Law firm’s AI agent supporting junior paralegals


Sutton: AI agent doing more than just legal work

A venture capital-backed law firm’s artificial intelligence (AI) agent is handling both legal and non-legal work for its lawyers, its founder has said – like creating files, drawing up ‘to do’ lists and drafting emails,

James Sutton, chief executive of Avantia Law, said “one of the biggest wins” from AI was that it made training “much faster” by giving paralegals “access to information at the right time.”

Mr Sutton said Avantia, an alternative business structure which specialises in work for the asset management industry, had developed an AI agent that acted as a “co-pilot or junior paralegal” and “looked like a chatbot”.

He said the agent did have a name, which would be revealed when it is formally launched next month.

The advantage of an AI agent was that it could do “more than just legal work” such as creating a contract, reviewing a document or searching precedents.

The agent could deal with “workflow tasks” like creating new files, drafting emails or preparing a ‘to do’ list for a lawyer.

Mr Sutton, who qualified as a solicitor at Slaughter and May before working as general counsel at Sculptor Capital Management, founded Avantia in 2019.

He said the ABS, based in London, had around 80 staff, two-thirds of whom were legal professionals. It is funded by Smedvig VC and Hoxton Ventures, both based in London, together with Ace Cap, based in Seattle. All three are shareholders.

“We are not required to raise more funding, but we will always look at funding opportunities.”

Mr Sutton said Avantia already has attorneys in the US and would be opening a customer relations and sales hub in New York in the first quarter of next year.

The law firm’s work covered the whole asset management industry, whether it was private equity, credit or real estate.

He said clients were suffering from “tech boredom” and “AI boredom”, with a “huge proliferation” of toolkits that plugged into OpenAI.

“Clients don’t care how the job is done.
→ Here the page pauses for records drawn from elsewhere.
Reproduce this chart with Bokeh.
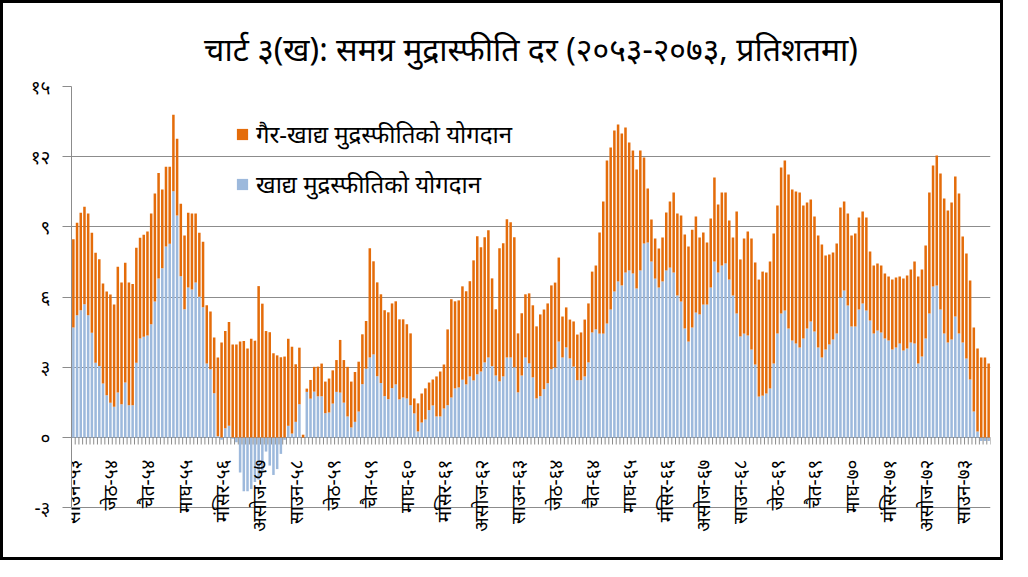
import math
import numpy as np
from bokeh.plotting import figure
from bokeh.models import (ColumnDataSource, Range1d, FixedTicker,
                          Legend, LegendItem)
from bokeh.core.properties import value
from bokeh.embed import file_html
from bokeh.resources import INLINE

# ---------------- data ----------------
# contribution of food inflation (percentage points), monthly, Shrawan 2053 onwards
food = [
    4.70, 5.22, 5.44, 5.69, 5.22, 4.48, 3.20, 3.06, 2.31, 1.81,
    1.49, 1.31, 1.92, 1.42, 2.35, 1.38, 1.38, 3.20, 4.23, 4.31,
    4.36, 4.84, 5.81, 6.80, 7.23, 8.16, 8.28, 10.52, 9.49, 6.89,
    5.48, 6.41, 6.32, 6.62, 6.02, 5.57, 3.16, 2.92, 1.89, 0.05,
    -0.10, 0.40, 0.50, -0.05, -0.20, -1.50, -2.30, -2.30, -2.20, -1.90,
    -1.80, -1.50, -0.60, -1.20, -1.60, -1.35, -0.70, -0.10, 0.50, 0.17,
    0.67, 1.42, 0.00, 1.95, 1.66, 1.96, 1.76, 1.76, 1.04, 1.07,
    1.45, 1.95, 1.92, 1.49, 0.90, 0.43, 0.67, 1.11, 2.28, 2.94,
    3.42, 3.55, 2.62, 2.33, 1.77, 1.64, 2.11, 2.27, 1.63, 1.71,
    1.67, 1.38, 1.03, 0.26, 0.64, 0.77, 1.17, 1.37, 0.90, 0.90,
    1.24, 1.38, 1.71, 2.10, 2.14, 2.47, 2.27, 2.61, 2.44, 2.70,
    2.82, 3.21, 3.42, 3.05, 2.65, 2.40, 2.61, 3.42, 3.42, 3.00,
    1.93, 2.65, 3.42, 3.17, 2.57, 1.67, 1.77, 2.07, 2.32, 2.92,
    2.99, 4.10, 3.42, 3.85, 3.38, 3.03, 2.45, 2.45, 2.61, 3.21,
    4.49, 4.62, 4.44, 4.44, 4.87, 5.47, 6.24, 6.67, 6.50, 7.05,
    7.14, 7.01, 6.37, 7.14, 8.29, 8.33, 7.52, 6.79, 6.41, 6.67,
    7.14, 7.26, 7.05, 6.07, 5.81, 4.66, 4.10, 4.70, 5.34, 5.26,
    5.68, 5.68, 6.41, 7.52, 7.05, 7.35, 7.44, 6.75, 6.07, 5.30,
    4.32, 4.44, 4.36, 3.76, 3.12, 1.75, 1.79, 1.88, 2.09, 3.16,
    4.44, 5.30, 5.43, 4.66, 4.15, 4.02, 3.85, 4.23, 4.66, 4.96,
    4.53, 3.85, 3.42, 3.76, 3.97, 4.19, 4.44, 5.98, 6.28, 5.64,
    4.74, 4.74, 5.47, 5.73, 5.43, 5.00, 4.44, 4.57, 4.49, 4.23,
    4.15, 3.76, 3.85, 4.02, 3.72, 3.80, 4.06, 4.02, 3.16, 3.46,
    4.23, 5.30, 6.45, 6.50, 5.47, 4.44, 4.06, 4.19, 5.17, 4.44,
    4.06, 3.38, 2.48, 1.11, 0.26, -0.15, -0.15, -0.15,
]

# contribution of non-food inflation (percentage points)
nonfood = [
    3.77, 3.96, 4.17, 4.17, 4.35, 4.27, 4.70, 4.56, 4.27, 4.43,
    4.62, 4.37, 5.38, 5.20, 5.12, 5.24, 5.18, 4.91, 4.31, 4.36,
    4.44, 4.73, 4.62, 4.50, 3.37, 3.41, 3.29, 3.27, 3.28, 3.10,
    3.15, 3.20, 3.25, 2.95, 2.73, 2.80, 2.49, 2.46, 2.38, 3.37,
    4.06, 4.15, 4.44, 3.98, 3.98, 4.10, 4.12, 3.80, 4.22, 4.14,
    6.47, 5.72, 4.55, 4.50, 3.60, 3.51, 3.43, 3.46, 3.72, 3.71,
    2.46, 2.42, 0.12, 0.14, 0.80, 1.06, 1.27, 1.40, 1.35, 1.45,
    1.42, 1.36, 2.25, 1.82, 2.12, 1.96, 2.13, 2.13, 2.13, 2.04,
    4.67, 3.98, 4.01, 3.79, 3.67, 3.71, 3.62, 3.55, 3.42, 3.34,
    3.17, 3.07, 0.64, 1.20, 1.24, 1.33, 1.18, 1.11, 1.71, 1.92,
    1.88, 3.24, 4.20, 3.72, 3.72, 3.99, 3.98, 4.07, 5.13, 5.90,
    5.31, 5.35, 5.44, 3.75, 2.83, 5.69, 5.69, 5.91, 5.78, 5.56,
    2.52, 2.66, 2.70, 2.99, 3.08, 3.08, 3.49, 3.40, 3.41, 3.58,
    3.63, 3.59, 1.75, 1.71, 1.66, 1.93, 1.95, 2.04, 2.43, 2.52,
    2.60, 2.73, 4.32, 5.65, 6.97, 6.92, 6.88, 6.71, 6.49, 6.20,
    5.47, 5.25, 5.08, 5.12, 3.68, 2.31, 1.80, 1.71, 1.67, 1.88,
    2.48, 2.83, 3.42, 3.50, 3.68, 4.02, 4.06, 4.18, 4.10, 3.29,
    3.08, 2.65, 2.95, 3.59, 2.91, 3.12, 3.03, 2.52, 2.48, 4.36,
    3.29, 4.06, 4.44, 4.74, 4.36, 5.00, 5.30, 5.17, 5.43, 5.56,
    5.47, 6.24, 6.41, 6.58, 6.45, 6.49, 6.62, 5.68, 5.38, 5.21,
    4.91, 4.78, 4.83, 4.02, 3.85, 3.72, 3.85, 3.85, 3.81, 3.93,
    3.89, 3.98, 3.93, 3.93, 3.97, 2.95, 2.91, 2.87, 2.86, 2.78,
    2.73, 2.99, 2.99, 2.86, 3.07, 3.12, 3.12, 3.50, 3.72, 3.72,
    3.98, 5.17, 5.17, 5.55, 5.81, 5.77, 5.64, 5.85, 5.98, 5.99,
    4.53, 4.48, 4.23, 3.59, 3.54, 3.42, 3.42, 3.16,
]

# category-axis labels (every tenth month)
tick_pos = [0, 10, 20, 30, 40, 50, 60, 70, 80, 90, 100, 110, 120,
            130, 140, 150, 160, 170, 180, 190, 200, 210, 220, 230, 240]
tick_labels = ["साउन-५३", "जेठ-५४", "चैत-५४", "माघ-५५", "मंसिर-५६",
               "असोज-५७", "साउन-५८", "जेठ-५९", "चैत-५९", "माघ-६०",
               "मंसिर-६१", "असोज-६२", "साउन-६३", "जेठ-६४", "चैत-६४",
               "माघ-६५", "मंसिर-६६", "असोज-६७", "साउन-६८", "जेठ-६९",
               "चैत-६९", "माघ-७०", "मंसिर-७१", "असोज-७२", "साउन-७३"]

y_ticks = [-3, 0, 3, 6, 9, 12, 15]
y_tick_labels = ["-३", "०", "३", "६", "९", "१२", "१५"]

title_text = "चार्ट ३(ख): समग्र मुद्रास्फीति दर (२०५३-२०७३, प्रतिशतमा)"
legend_nonfood = "गैर-खाद्य मुद्रस्फीतिको योगदान"
legend_food = "खाद्य मुद्रस्फीतिको योगदान"

# ---------------- styling ----------------
ORANGE = "#E46C0A"
BLUE = "#9DB9DC"
GRID = "#8C8C8C"
FONT = "Noto Sans"

n = len(food)
food_arr = np.array(food)
non_arr = np.array(nonfood)
base = np.maximum(food_arr, 0.0)
top = base + non_arr

src = ColumnDataSource(dict(x=list(range(n)), food=food_arr, base=base, top=top))

W, H = 1003, 560
Y0, Y1 = -4.7, 15.0
TOP_B, BOT_B = 83, 16
px_per_unit = (H - TOP_B - BOT_B) / (Y1 - Y0)

p = figure(width=W, height=H, output_backend="svg", toolbar_location=None,
           x_range=Range1d(-0.5, n - 0.5), y_range=Range1d(Y0, Y1),
           min_border_left=68, min_border_right=16, min_border_top=TOP_B,
           min_border_bottom=BOT_B)
p.styles = {"border": "3px solid black"}
p.outline_line_color = None
p.background_fill_color = "white"
p.border_fill_color = "white"

p.title.text = title_text
p.title.align = "center"
p.title.text_font = FONT
p.title.text_font_size = "32px"
p.title.text_font_style = "normal"
p.title.text_color = "black"
p.title.standoff = 33

# grid
p.xgrid.visible = False
p.ygrid.ticker = FixedTicker(ticks=y_ticks)
p.ygrid.grid_line_color = GRID
p.ygrid.grid_line_width = 1

# y axis
p.yaxis.ticker = FixedTicker(ticks=y_ticks)
p.yaxis.bounds = (y_ticks[0], y_ticks[-1])
p.yaxis.major_label_overrides = {t: s for t, s in zip(y_ticks, y_tick_labels)}
p.yaxis.axis_line_color = GRID
p.yaxis.major_tick_line_color = GRID
p.yaxis.major_tick_out = 9
p.yaxis.major_tick_in = 0
p.yaxis.minor_tick_line_color = None
p.yaxis.major_label_text_font = FONT
p.yaxis.major_label_text_font_size = "19px"
p.yaxis.major_label_text_color = "black"
p.yaxis.major_label_standoff = 12
p.xaxis.visible = False

# bars
r_food = p.vbar(x="x", bottom=0, top="food", width=0.68, source=src,
                fill_color=BLUE, line_color=None)
r_non = p.vbar(x="x", bottom="base", top="top", width=0.68, source=src,
               fill_color=ORANGE, line_color=None)

# small tick marks on the zero line between categories
bounds = np.arange(n + 1) - 0.5
p.segment(x0=bounds, y0=np.zeros(n + 1), x1=bounds,
          y1=np.full(n + 1, -7 / px_per_unit), line_color=GRID, line_width=1)

# rotated category labels hanging below the zero line
lab_src = ColumnDataSource(dict(lx=tick_pos, ly=[-22 / px_per_unit] * len(tick_pos),
                                label=tick_labels))
p.text(x="lx", y="ly", text="label", source=lab_src, angle=math.pi / 2,
       text_align="right", text_baseline="middle",
       text_font=value(FONT), text_font_size="19px", text_color="black")

legend = Legend(items=[LegendItem(label=legend_nonfood, renderers=[r_non]),
                       LegendItem(label=legend_food, renderers=[r_food])],
                location=(164, 347), background_fill_alpha=0,
                border_line_alpha=0, padding=0, margin=0, spacing=17,
                glyph_width=14, glyph_height=14, label_height=30,
                label_standoff=7, label_text_font=FONT,
                label_text_font_size="24px", label_text_color="black")
p.add_layout(legend)

open("out.html", "w").write(file_html(p, INLINE))
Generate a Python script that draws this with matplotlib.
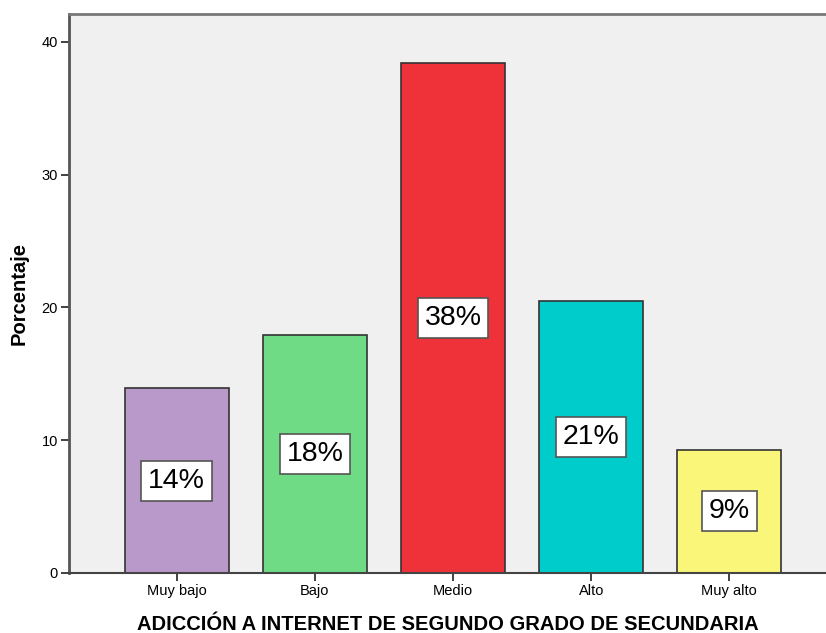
import matplotlib.pyplot as plt

plt.rcParams['font.family'] = ['Liberation Sans', 'DejaVu Sans']

categorias = ["Muy bajo", "Bajo", "Medio", "Alto", "Muy alto"]
porcentajes = [13.9, 17.9, 38.4, 20.5, 9.3]
etiquetas = ["14%", "18%", "38%", "21%", "9%"]
colores = ["#B899C9", "#6FDB84", "#EF3239", "#00CCCC", "#F9F67A"]
yticks = [0, 10, 20, 30, 40]

fig = plt.figure(figsize=(8.26, 6.33), dpi=100)
ax = fig.add_axes([69 / 826, 1 - 573 / 633, 1 - 69 / 826, (573 - 14) / 633])
ax.set_facecolor("#F0F0F0")

xs = range(len(categorias))
ax.bar(xs, porcentajes, width=0.754, color=colores, edgecolor="#333333", linewidth=1.2, zorder=2)

for x, v, t in zip(xs, porcentajes, etiquetas):
    ax.text(x, v / 2, t, ha="center", va="center", fontsize=20.5, zorder=3,
            bbox=dict(boxstyle="square,pad=0.24", facecolor="white", edgecolor="#555555", linewidth=1.2))

ax.set_xlim(-0.78, 4.70)
ax.set_ylim(0, 42.1)
ax.set_xticks(list(xs))
ax.set_xticklabels(categorias, fontsize=10.5)
ax.set_yticks(yticks)
ax.set_yticklabels([str(v) for v in yticks], fontsize=10.5)
ax.tick_params(axis="both", direction="out", length=6, width=1.3, color="#333333", pad=2)

ax.spines["right"].set_visible(False)
ax.spines["left"].set_color("#555555")
ax.spines["left"].set_linewidth(2)
ax.spines["bottom"].set_color("#444444")
ax.spines["bottom"].set_linewidth(1.5)
ax.spines["top"].set_color("#777777")
ax.spines["top"].set_linewidth(2)

ax.set_xlabel("ADICCIÓN A INTERNET DE SEGUNDO GRADO DE SECUNDARIA", fontsize=14.5, fontweight="bold", labelpad=12)
ax.set_ylabel("Porcentaje", fontsize=14.5, fontweight="bold", labelpad=9)

fig.savefig("out.png", dpi=100)
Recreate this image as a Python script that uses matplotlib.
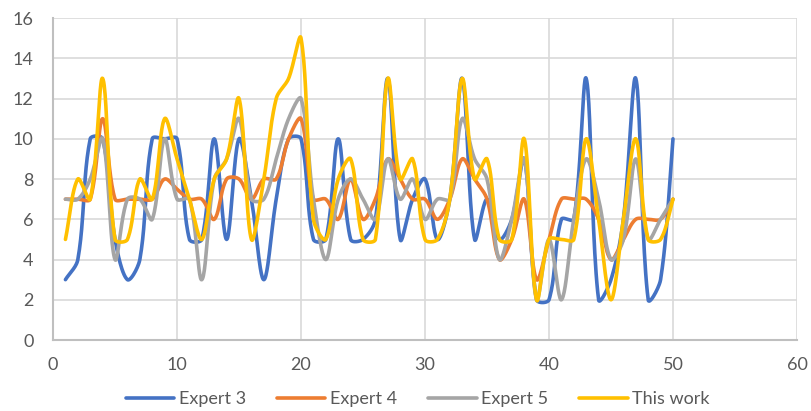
import numpy as np
import matplotlib
matplotlib.use("Agg")
import matplotlib.pyplot as plt

plt.rcParams['font.family'] = ['Lato', 'DejaVu Sans']

# data (x = 1..50)
x = list(range(1, 51))
expert3 = [3, 4, 10, 10, 5, 3, 4, 10, 10, 10, 5, 5, 10, 5, 10, 7, 3, 7, 10, 10,
           5, 5, 10, 5, 5, 6, 13, 5, 7, 8, 5, 7, 13, 5, 7, 5, 6, 9, 2, 2,
           6, 6, 13, 2, 3, 6, 13, 2, 3, 10]
expert4 = [7, 7, 7, 11, 7, 7, 7, 7, 8, 7.5, 7, 7, 6, 8, 8, 7, 8, 8, 10, 11,
           7, 7, 6, 8, 6, 7, 9, 8, 7, 7, 6, 7, 9, 8, 7, 4, 5, 7, 3, 5,
           7, 7, 7, 6, 4, 5, 6, 6, 6, 7]
expert5 = [7, 7, 8, 10, 4, 7, 7, 6, 10, 7, 7, 3, 8, 9, 11, 7, 7, 9, 11, 12,
           7, 4, 7, 8, 7, 6, 9, 7, 8, 6, 7, 7, 11, 9, 8, 4, 6, 9, 2, 5,
           2, 6, 9, 7, 4, 5, 9, 5, 6, 7]
this_work = [5, 8, 7, 13, 5, 5, 8, 7, 11, 9, 7, 5, 8, 9, 12, 5, 8, 12, 13, 15,
             6, 5, 8, 9, 5, 5, 13, 8, 9, 5, 5, 7, 13, 8, 9, 5, 5, 10, 2, 5,
             5, 5, 10, 6, 2, 6, 10, 5, 5, 7]

series = [("Expert 3", expert3, "#4472C4"),
          ("Expert 4", expert4, "#ED7D31"),
          ("Expert 5", expert5, "#A5A5A5"),
          ("This work", this_work, "#FFC000")]

# pixels per data unit, used so the smoothing works like Excel's (screen space)
SX, SY = 12.4, 20.1


def smooth(xs, ys, n=24):
    # Excel-style smoothed line: Bezier pieces whose handles are scaled by
    # the neighbouring chord lengths, so flat runs stay flat
    p = np.column_stack([np.asarray(xs, float) * SX, np.asarray(ys, float) * SY])
    pp = np.vstack([p[0], p, p[-1]])
    t = np.linspace(0, 1, n, endpoint=False)[:, None]
    out = []
    for i in range(len(p) - 1):
        p0, p1, p2, p3 = pp[i], pp[i + 1], pp[i + 2], pp[i + 3]
        d01 = np.hypot(*(p1 - p0))
        d12 = np.hypot(*(p2 - p1))
        d23 = np.hypot(*(p3 - p2))
        f1 = d12 / (d01 + d12) if d01 + d12 > 0 else 0
        f2 = d12 / (d12 + d23) if d12 + d23 > 0 else 0
        c1 = p1 + (p2 - p0) * f1 / 3
        c2 = p2 - (p3 - p1) * f2 / 3
        seg = ((1 - t) ** 3 * p1 + 3 * (1 - t) ** 2 * t * c1
               + 3 * (1 - t) * t ** 2 * c2 + t ** 3 * p2)
        out.append(seg)
    out.append(p[-1:])
    c = np.vstack(out)
    return c[:, 0] / SX, c[:, 1] / SY


fig = plt.figure(figsize=(8.11, 4.11), dpi=100)
ax = fig.add_axes([0.0654, 0.1727, 0.9173, 0.7833])

for name, vals, col in series:
    cx, cy = smooth(x, vals)
    ax.plot(cx, cy, color=col, lw=2.6, label=name,
            solid_capstyle='round', solid_joinstyle='round')

ax.set_xlim(0, 60)
ax.set_ylim(0, 16)
ax.set_xticks(range(0, 61, 10))
ax.set_yticks(range(0, 17, 2))
ax.grid(True, color="#D9D9D9", lw=1.2)
ax.set_axisbelow(True)
for s in ["top", "right"]:
    ax.spines[s].set_visible(False)
for s in ["left", "bottom"]:
    ax.spines[s].set_color("#BFBFBF")
    ax.spines[s].set_linewidth(1.5)
ax.tick_params(length=0, labelsize=13, labelcolor="#595959")
ax.tick_params(axis='x', pad=12)
ax.tick_params(axis='y', pad=14)

fig.legend(loc="center", bbox_to_anchor=(0.515, 0.029), ncol=4, frameon=False,
           fontsize=13, labelcolor="#595959", handlelength=2.7,
           handletextpad=0.25, columnspacing=1.7)

fig.savefig("out.png", dpi=100)
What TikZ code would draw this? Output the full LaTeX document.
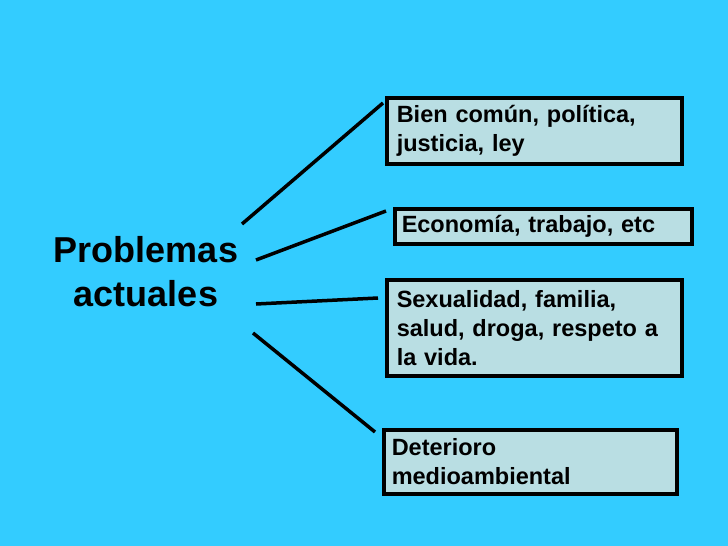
\documentclass[tikz,border=0pt]{standalone}
\usepackage{fontspec}
\setmainfont{Liberation Sans}
\definecolor{bg}{HTML}{33CCFF}
\definecolor{boxfill}{HTML}{B9DEE3}
\begin{document}
\begin{tikzpicture}[x=1pt,y=-1pt,
  item/.style={draw=black,line width=3.5pt,fill=boxfill,inner sep=0pt,anchor=north west,
    text width=#1,align=left,font=\bfseries\fontsize{23.5}{29}\selectfont},
  link/.style={line width=3.5pt}]
\fill[bg] (0,0) rectangle (728,546);
\useasboundingbox (0,0) rectangle (728,546);
\node[font=\bfseries\fontsize{36}{44}\selectfont,align=center] (p) at (146,272) {Problemas\\actuales};
\node[item=295pt,minimum height=66pt] (b1) at (385,96) {\hspace*{10pt}Bien común, política,\\\hspace*{10pt}justicia, ley};
\node[item=297pt,minimum height=35pt] (b2) at (393,207) {\hspace*{7pt}Economía, trabajo, etc};
\node[item=295pt,minimum height=96pt] (b3) at (385,278) {\hspace*{10pt}Sexualidad, familia,\\\hspace*{10pt}salud, droga, respeto a\\\hspace*{10pt}la vida.};
\node[item=293pt,minimum height=64pt] (b4) at (382,428) {\hspace*{8pt}Deterioro\\\hspace*{8pt}medioambiental};
\coordinate (s1) at (242,224); \coordinate (e1) at (383,103);
\coordinate (s2) at (256,260); \coordinate (e2) at (386,211);
\coordinate (s3) at (256,304); \coordinate (e3) at (378,298);
\coordinate (s4) at (253,333); \coordinate (e4) at (375,432);
\draw[link] (s1) -- (e1);
\draw[link] (s2) -- (e2);
\draw[link] (s3) -- (e3);
\draw[link] (s4) -- (e4);
\end{tikzpicture}
\end{document}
They just want the job done well and the problem solved for a cost-efficient amount.”

He said the advantage of AI agents was that they could “actually do some of the work” for lawyers, rather than simply being a technology toolkit.

“The reality is about demand and you need a human to look at the work output. You still need people ultimately to review work and interact with the client.

“We are not yet at the point of drafting a perfect contract without human interaction. We will get closer and closer to it.

“Human lawyers can go off and do more interesting work. The human world and regulation are getting more complex. There are plenty of things for lawyers to do. Lawyers do not need to worry about that for the moment.”

Mr Sutton said “one of the biggest wins” from AI, if not the biggest, was that it could make training lawyers much faster. “It’s about access to information at the right time.” This could help paralegals move quickly to being medium-level lawyers.

Instead of a paralegal trying to draft a document and an assistant solicitor rewriting it four times, AI could give the paralegal direct access to clauses previously drafted by lawyers at the firm, “spoon-feeding” the paralegal with the answers.

Mr Sutton added: “Everyone working in legal tech is still just solving problems. The journey is just starting. It is solving the problems that excites me.”